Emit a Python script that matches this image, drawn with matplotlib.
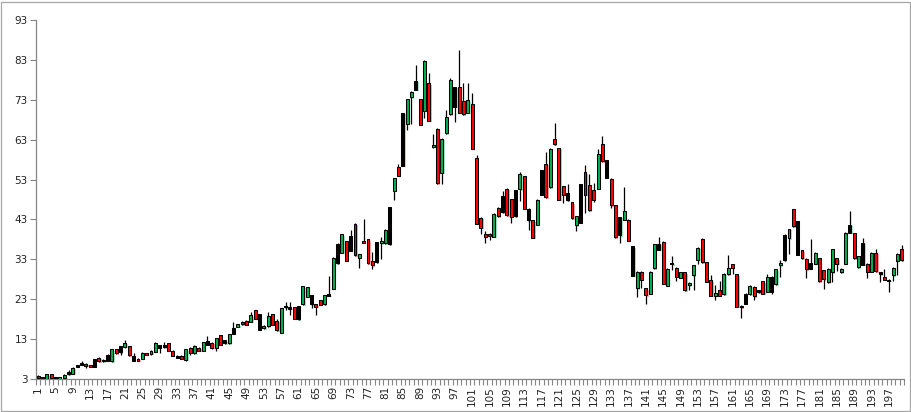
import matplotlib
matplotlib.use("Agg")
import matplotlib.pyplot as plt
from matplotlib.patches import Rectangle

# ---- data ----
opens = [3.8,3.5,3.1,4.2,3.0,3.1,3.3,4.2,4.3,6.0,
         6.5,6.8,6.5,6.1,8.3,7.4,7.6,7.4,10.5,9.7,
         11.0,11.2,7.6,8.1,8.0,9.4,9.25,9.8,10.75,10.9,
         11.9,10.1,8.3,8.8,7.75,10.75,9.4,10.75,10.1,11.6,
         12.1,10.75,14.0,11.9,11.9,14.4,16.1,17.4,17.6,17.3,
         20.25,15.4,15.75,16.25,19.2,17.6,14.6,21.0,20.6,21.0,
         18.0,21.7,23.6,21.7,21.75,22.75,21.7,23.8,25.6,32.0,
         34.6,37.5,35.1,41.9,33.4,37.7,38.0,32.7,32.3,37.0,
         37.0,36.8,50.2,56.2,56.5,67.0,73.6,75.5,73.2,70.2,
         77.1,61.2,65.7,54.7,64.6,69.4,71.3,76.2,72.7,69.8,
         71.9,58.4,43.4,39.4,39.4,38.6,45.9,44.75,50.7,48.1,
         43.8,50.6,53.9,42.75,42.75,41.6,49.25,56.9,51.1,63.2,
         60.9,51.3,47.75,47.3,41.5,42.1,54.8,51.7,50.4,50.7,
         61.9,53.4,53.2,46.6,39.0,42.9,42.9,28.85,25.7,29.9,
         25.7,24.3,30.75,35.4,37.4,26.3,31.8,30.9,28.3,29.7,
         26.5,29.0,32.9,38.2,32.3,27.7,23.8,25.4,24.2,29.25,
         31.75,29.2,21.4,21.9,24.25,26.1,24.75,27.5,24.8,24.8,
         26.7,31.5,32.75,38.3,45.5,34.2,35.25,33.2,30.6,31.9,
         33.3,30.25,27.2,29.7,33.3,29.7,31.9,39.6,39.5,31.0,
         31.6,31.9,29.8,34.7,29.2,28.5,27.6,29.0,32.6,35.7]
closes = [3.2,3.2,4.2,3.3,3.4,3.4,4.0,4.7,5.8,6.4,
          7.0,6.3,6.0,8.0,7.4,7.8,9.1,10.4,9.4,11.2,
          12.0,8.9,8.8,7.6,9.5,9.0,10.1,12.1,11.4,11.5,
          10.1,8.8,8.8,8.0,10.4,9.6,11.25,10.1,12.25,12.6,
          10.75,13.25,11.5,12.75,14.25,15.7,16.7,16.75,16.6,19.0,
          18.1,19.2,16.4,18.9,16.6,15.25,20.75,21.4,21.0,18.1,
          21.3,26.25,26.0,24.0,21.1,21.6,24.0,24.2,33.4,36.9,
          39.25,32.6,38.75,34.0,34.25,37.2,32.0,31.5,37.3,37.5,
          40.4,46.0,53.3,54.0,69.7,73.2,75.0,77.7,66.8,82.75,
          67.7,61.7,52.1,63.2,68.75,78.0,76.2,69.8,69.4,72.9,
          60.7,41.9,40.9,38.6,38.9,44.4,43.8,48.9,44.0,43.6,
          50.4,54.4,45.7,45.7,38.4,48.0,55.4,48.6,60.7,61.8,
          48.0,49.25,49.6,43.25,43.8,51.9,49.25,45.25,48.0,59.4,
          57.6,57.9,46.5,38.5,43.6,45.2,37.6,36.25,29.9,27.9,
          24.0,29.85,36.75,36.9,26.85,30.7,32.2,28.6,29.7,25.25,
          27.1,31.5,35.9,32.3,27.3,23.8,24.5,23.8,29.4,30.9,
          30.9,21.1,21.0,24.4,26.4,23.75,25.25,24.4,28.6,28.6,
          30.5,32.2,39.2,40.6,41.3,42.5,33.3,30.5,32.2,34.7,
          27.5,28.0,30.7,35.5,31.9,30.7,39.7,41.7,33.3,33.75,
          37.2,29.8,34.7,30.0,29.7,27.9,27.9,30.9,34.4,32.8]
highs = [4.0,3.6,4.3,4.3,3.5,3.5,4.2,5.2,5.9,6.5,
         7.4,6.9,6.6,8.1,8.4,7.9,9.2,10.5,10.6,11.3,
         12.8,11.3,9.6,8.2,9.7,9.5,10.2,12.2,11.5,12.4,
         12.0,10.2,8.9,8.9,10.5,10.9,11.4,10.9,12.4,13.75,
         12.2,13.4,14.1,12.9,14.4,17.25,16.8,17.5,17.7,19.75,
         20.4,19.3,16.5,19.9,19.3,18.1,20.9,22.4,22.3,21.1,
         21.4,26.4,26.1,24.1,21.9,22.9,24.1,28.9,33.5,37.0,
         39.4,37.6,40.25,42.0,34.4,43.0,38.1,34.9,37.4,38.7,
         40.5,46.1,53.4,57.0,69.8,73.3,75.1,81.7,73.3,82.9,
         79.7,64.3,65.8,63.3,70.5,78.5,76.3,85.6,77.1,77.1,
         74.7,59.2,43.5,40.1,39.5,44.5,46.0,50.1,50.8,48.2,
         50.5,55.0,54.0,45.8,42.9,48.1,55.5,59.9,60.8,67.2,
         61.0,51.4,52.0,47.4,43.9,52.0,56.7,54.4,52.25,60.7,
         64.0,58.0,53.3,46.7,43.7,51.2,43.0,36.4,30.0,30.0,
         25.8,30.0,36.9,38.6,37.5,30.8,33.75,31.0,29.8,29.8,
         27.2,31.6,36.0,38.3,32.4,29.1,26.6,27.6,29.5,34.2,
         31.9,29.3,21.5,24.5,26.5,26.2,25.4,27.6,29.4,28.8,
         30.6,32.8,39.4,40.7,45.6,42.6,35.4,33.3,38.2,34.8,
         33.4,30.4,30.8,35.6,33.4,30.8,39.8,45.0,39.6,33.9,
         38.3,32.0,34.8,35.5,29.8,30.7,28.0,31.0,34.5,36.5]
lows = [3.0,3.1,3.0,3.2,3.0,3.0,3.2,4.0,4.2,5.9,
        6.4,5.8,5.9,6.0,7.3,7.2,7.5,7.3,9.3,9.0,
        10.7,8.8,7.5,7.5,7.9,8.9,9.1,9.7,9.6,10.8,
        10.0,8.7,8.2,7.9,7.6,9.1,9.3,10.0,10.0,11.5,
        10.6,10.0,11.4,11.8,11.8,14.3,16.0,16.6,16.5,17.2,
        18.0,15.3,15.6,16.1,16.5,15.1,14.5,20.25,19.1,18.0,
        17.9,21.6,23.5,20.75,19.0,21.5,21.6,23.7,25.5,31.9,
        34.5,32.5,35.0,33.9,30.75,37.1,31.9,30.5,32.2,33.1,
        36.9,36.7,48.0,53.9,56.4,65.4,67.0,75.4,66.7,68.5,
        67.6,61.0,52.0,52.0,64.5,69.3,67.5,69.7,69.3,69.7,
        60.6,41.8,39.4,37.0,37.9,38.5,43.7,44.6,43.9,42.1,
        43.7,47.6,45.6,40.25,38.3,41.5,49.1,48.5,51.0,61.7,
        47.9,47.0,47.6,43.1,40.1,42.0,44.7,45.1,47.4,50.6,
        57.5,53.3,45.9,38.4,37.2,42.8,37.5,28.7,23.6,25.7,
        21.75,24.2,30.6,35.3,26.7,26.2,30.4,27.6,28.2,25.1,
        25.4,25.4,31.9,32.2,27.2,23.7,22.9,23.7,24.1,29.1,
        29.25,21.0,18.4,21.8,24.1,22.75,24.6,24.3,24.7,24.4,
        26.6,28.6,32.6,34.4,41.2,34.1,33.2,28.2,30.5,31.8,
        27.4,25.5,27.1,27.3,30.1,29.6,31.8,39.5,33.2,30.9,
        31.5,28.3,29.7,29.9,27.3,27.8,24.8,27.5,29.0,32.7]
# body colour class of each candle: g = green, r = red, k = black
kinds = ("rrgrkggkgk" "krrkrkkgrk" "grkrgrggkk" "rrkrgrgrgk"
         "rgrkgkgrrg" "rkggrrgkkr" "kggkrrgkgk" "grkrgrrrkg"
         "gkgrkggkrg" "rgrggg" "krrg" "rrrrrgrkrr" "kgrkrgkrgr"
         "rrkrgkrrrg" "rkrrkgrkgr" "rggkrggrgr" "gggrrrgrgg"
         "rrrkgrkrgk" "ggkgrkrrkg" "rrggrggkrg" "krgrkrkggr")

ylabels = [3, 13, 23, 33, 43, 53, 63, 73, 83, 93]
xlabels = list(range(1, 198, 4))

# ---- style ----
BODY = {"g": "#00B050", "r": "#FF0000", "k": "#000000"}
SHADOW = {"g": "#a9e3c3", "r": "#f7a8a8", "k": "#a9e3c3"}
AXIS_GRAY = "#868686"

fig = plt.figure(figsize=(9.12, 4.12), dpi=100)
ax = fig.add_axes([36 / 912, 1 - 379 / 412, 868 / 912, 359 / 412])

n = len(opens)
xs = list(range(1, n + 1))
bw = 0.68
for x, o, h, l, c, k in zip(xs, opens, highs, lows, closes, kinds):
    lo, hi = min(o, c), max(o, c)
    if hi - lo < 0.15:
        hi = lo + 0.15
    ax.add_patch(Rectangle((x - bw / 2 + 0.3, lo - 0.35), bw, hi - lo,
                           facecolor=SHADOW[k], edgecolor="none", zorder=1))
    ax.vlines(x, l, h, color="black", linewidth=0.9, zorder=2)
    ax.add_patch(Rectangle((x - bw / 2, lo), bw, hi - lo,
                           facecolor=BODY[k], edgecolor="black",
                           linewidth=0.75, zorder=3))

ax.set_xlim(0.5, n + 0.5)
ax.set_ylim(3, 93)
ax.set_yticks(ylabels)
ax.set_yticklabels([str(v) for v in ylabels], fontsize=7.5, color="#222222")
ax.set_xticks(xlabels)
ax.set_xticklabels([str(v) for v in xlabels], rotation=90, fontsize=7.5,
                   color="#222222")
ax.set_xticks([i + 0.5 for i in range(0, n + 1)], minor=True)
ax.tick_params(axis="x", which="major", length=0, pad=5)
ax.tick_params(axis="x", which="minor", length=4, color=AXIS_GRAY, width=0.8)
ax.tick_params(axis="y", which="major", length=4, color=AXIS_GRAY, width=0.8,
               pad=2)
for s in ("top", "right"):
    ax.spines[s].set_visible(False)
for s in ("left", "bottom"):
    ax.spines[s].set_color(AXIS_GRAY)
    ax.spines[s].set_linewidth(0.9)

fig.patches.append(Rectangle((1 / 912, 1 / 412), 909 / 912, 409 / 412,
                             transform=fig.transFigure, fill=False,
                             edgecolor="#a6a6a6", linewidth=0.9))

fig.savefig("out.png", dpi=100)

────────────────────────────────────────

• [WHAT THIS TASK INVOLVES]
Write out again exactly the lines from the start of the data above through the line containing "from matplotlib.patches import Rectangle", inclusive, excluding any pictures.

• [FINISHED TASK]
Emit a Python script that matches this image, drawn with matplotlib.
import matplotlib
matplotlib.use("Agg")
import matplotlib.pyplot as plt
from matplotlib.patches import Rectangle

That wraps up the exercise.